Like his brother, Manikant is blessed with the gift of the gab. His wit is acerbic. “Aaj kal kya hai ki anti-national free mein bikra hai. Ek ke saath ek free [You are getting anti-nationals for free these days. One free for one],” he quips. “They call us anti-national. At least they are giving us the nation. What really hurts is when they call us traitors.”
Kanhaiya was a formidable public speaker even as a child. “Children refused to stand up against him in a debate,” he says, laughing. “He would turn the speech written by his teachers—to be delivered on January 26 or August 15—into his own.” Manikant has saved Kanhaiya’s March 3 speech on his phone. “I listen to it,” he says.
The last time he went home to vote, Kanhaiya gave a speech at his village. The villagers now hope that he would return to inspire them. “He has always been calm,” says Manikant. “Neat and clean.”

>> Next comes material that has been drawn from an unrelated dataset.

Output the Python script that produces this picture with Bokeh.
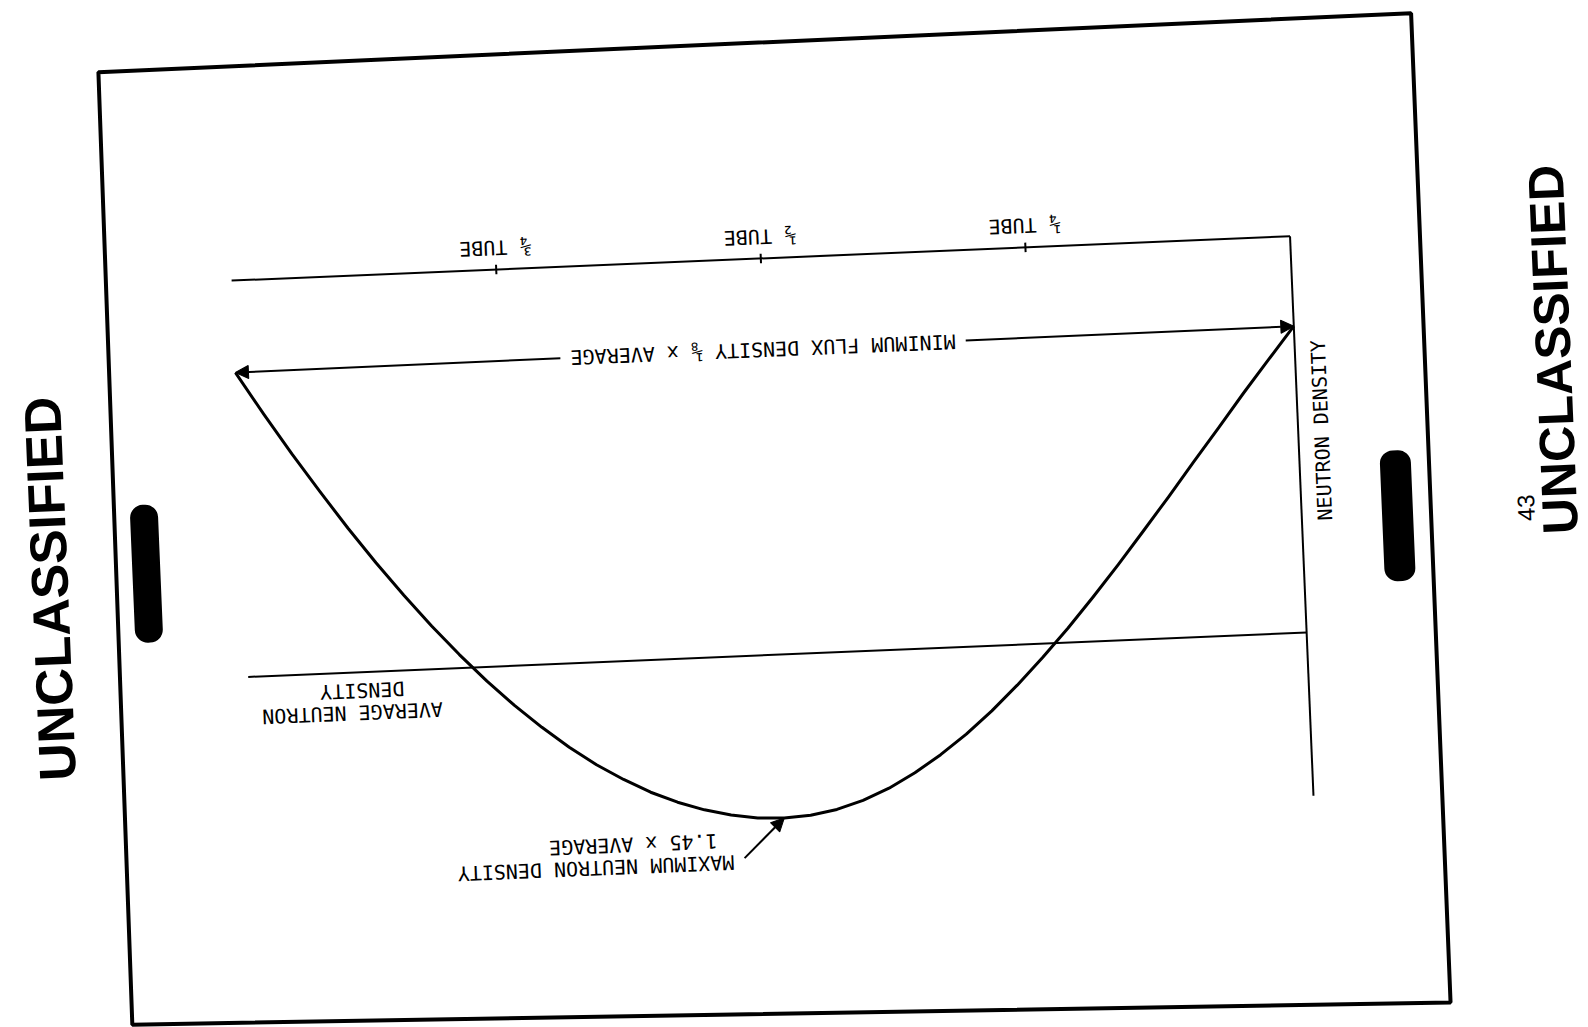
import math
from bokeh.plotting import figure
from bokeh.models import Range1d, Arrow, NormalHead, Label, BoxAnnotation, PolyAnnotation
from bokeh.layouts import column
from bokeh.core.properties import value
from bokeh.embed import file_html
from bokeh.resources import INLINE

# ---- values (position along tube, density relative to average) ----
tube_position = [0.000, 0.025, 0.050, 0.075, 0.100, 0.125, 0.150, 0.175, 0.200, 0.225,
                 0.250, 0.275, 0.300, 0.325, 0.350, 0.375, 0.400, 0.425, 0.450, 0.475,
                 0.500, 0.525, 0.550, 0.575, 0.600, 0.625, 0.650, 0.675, 0.700, 0.725,
                 0.750, 0.775, 0.800, 0.825, 0.850, 0.875, 0.900, 0.925, 0.950, 0.975, 1.000]
neutron_density = [0.227, 0.308, 0.390, 0.475, 0.559, 0.644, 0.727, 0.809, 0.888, 0.964,
                   1.035, 1.102, 1.164, 1.220, 1.269, 1.312, 1.348, 1.376, 1.396, 1.408,
                   1.412, 1.409, 1.399, 1.383, 1.361, 1.333, 1.298, 1.258, 1.211, 1.158,
                   1.100, 1.036, 0.966, 0.891, 0.811, 0.726, 0.636, 0.541, 0.443, 0.340, 0.232]
average_density = 1.0
tick_positions = [0.25, 0.50, 0.75]
tick_labels = ["¼ TUBE", "½ TUBE", "¾ TUBE"]
density_axis_label = "NEUTRON DENSITY"
min_note = "MINIMUM FLUX DENSITY ⅛ x AVERAGE"
max_note = ["MAXIMUM NEUTRON DENSITY", "1.45 x AVERAGE"]
avg_note = ["AVERAGE NEUTRON", "DENSITY"]
stamp_text = "UNCLASSIFIED"
page_number = "43"

# ---- layout ----
W, H = 1588, 1027
TILT = 2.4                      # scanned page is turned slightly
th = math.radians(TILT)
# the turned element is measured by its bounding box, so the canvas grows to it
W2 = round(W * math.cos(th) + H * math.sin(th))
H2 = round(W * math.sin(th) + H * math.cos(th))

X0, XS = 1301.5, 1060.0         # pixel of tube end 0, pixels per tube length
Y0, YS = 257.0, 397.0           # pixel of zero density, pixels per average density

MONO = value("DejaVu Sans Mono")
STAMP_FONT = "'Liberation Sans', Arial, sans-serif"

fig = figure(width=W, height=H,
             x_range=Range1d(X0 / XS, (X0 - W2) / XS),
             y_range=Range1d((H2 - Y0) / YS, -Y0 / YS),
             x_axis_location=None, y_axis_location=None,
             toolbar_location=None, tools="", output_backend="svg",
             min_border=0, background_fill_color="white",
             border_fill_color="white", outline_line_color=None)
fig.grid.visible = False

t0, t1 = tube_position[0], tube_position[-1]
d_max = max(neutron_density)
t_peak = tube_position[neutron_density.index(d_max)]

# density curve
fig.line(tube_position, neutron_density, line_color="black", line_width=3,
         line_join="round")
# tube axis with quarter ticks
fig.line([t0, t1], [0, 0], line_color="black", line_width=2)
fig.segment(x0=tick_positions, y0=[-0.012] * len(tick_positions),
            x1=tick_positions, y1=[0.012] * len(tick_positions),
            line_color="black", line_width=2)
# density axis
fig.line([t0, t0], [0, d_max], line_color="black", line_width=2)
# average density
fig.line([t1, t0], [average_density, average_density], line_color="black", line_width=2)

txt = dict(text_font=MONO, text_font_size="20px", text_color="black",
           text_align="center", text_baseline="middle")

fig.text(x=tick_positions, y=[-0.055] * len(tick_positions), text=tick_labels,
         angle=math.pi, **txt)
fig.text(x=[-0.022], y=[0.492], text=[density_axis_label], angle=math.pi / 2, **txt)

# minimum flux note with two arrows to the tube ends
def end_level(t):
    return neutron_density[0] + (neutron_density[-1] - neutron_density[0]) * (t - t0) / (t1 - t0)

gap_r, gap_l = 0.31, 0.693
for a, b, dv in [(gap_r, t0, neutron_density[0]), (gap_l, t1, neutron_density[-1])]:
    fig.add_layout(Arrow(end=NormalHead(size=13, fill_color="black", line_color="black"),
                         x_start=a, y_start=end_level(a), x_end=b, y_end=dv,
                         line_color="black", line_width=2))
mid = (gap_r + gap_l) / 2
fig.text(x=[mid], y=[end_level(mid)], text=[min_note], angle=math.pi, **txt)

# average note
fig.text(x=[0.903, 0.893], y=[1.102, 1.046], text=avg_note, angle=math.pi, **txt)

# maximum note
fig.text(x=[0.6795, 0.6434], y=[1.518, 1.463], text=max_note, angle=math.pi, **txt)
fig.add_layout(Arrow(end=NormalHead(size=13, fill_color="black", line_color="black"),
                     x_start=0.539, y_start=1.509, x_end=t_peak, y_end=d_max,
                     line_color="black", line_width=2))

# page frame (screen pixels, measured from the canvas bottom)
fig.add_layout(PolyAnnotation(xs=[117, 1431, 1429, 111],
                              ys=[H2 - 44, H2 - 40, H2 - 1030, H2 - 997],
                              xs_units="screen", ys_units="screen",
                              fill_alpha=0, line_color="black", line_alpha=1,
                              line_width=4))

# marker blobs
for l, r, tp, bt in [(130, 158, 478, 616), (1381, 1412, 476, 607)]:
    fig.add_layout(BoxAnnotation(left=l, right=r, top=H2 - tp, bottom=H2 - bt,
                                 left_units="screen", right_units="screen",
                                 top_units="screen", bottom_units="screen",
                                 fill_color="black", fill_alpha=1, line_alpha=0,
                                 border_radius=13))

# stamps and page number
fig.add_layout(Label(x=47, y=H2 - 558, x_units="screen", y_units="screen",
                     text=stamp_text, angle=math.pi / 2, text_align="center",
                     text_baseline="middle", text_font=STAMP_FONT,
                     text_font_style="bold", text_font_size="52px", text_color="black"))
fig.add_layout(Label(x=1559, y=H2 - 382, x_units="screen", y_units="screen",
                     text=stamp_text, angle=math.pi / 2, text_align="center",
                     text_baseline="middle", text_font=STAMP_FONT,
                     text_font_style="bold", text_font_size="50px", text_color="black"))
fig.add_layout(Label(x=1525, y=H2 - 539, x_units="screen", y_units="screen",
                     text=page_number, angle=math.pi / 2, text_align="center",
                     text_baseline="middle", text_font="Liberation Sans",
                     text_font_size="24px", text_color="black"))

fig.styles = {"transform": f"rotate(-{TILT}deg)", "transform-origin": "50% 50%"}
p = column(fig, width=W, height=H, styles={"overflow": "hidden"})

open("out.html", "w", encoding="utf-8").write(file_html(p, INLINE))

He and his uncle Rajendra Singh, a sprightly 83-year-old, watched the JNU drama unfold on television. “I don’t watch television at home,” says Singh. “The road he has chosen will never be easy. He knows that. Anything can happen anytime.”
Manikant and his uncle twice met Kanhaiya in jail, but chose to leave before he was released. “When we went, my uncle got emotional. Kanhaiya told him that he shouldn’t feel sad. ‘I have done nothing for you to feel humiliated,’ he said. ‘I have only done what you taught me’,” says Manikant.
Even as a child, Kanhaiya never lost his temper. Kanhaiya’s JNU friends say nothing has changed. “He hasn’t slept under a thick blanket all winter,” says Amrita. “A friend borrowed it. Kanhaiya doesn’t want to ask, as the friend needs it more.”
His halo has been carefully hammered on. “I have learnt one thing in jail. Never be without hope. When things are hopeless, it marks the birth of hope,'' he says like a true politician. The question is, can he always remain a leader? JNU believes he will. The nation lives in hope.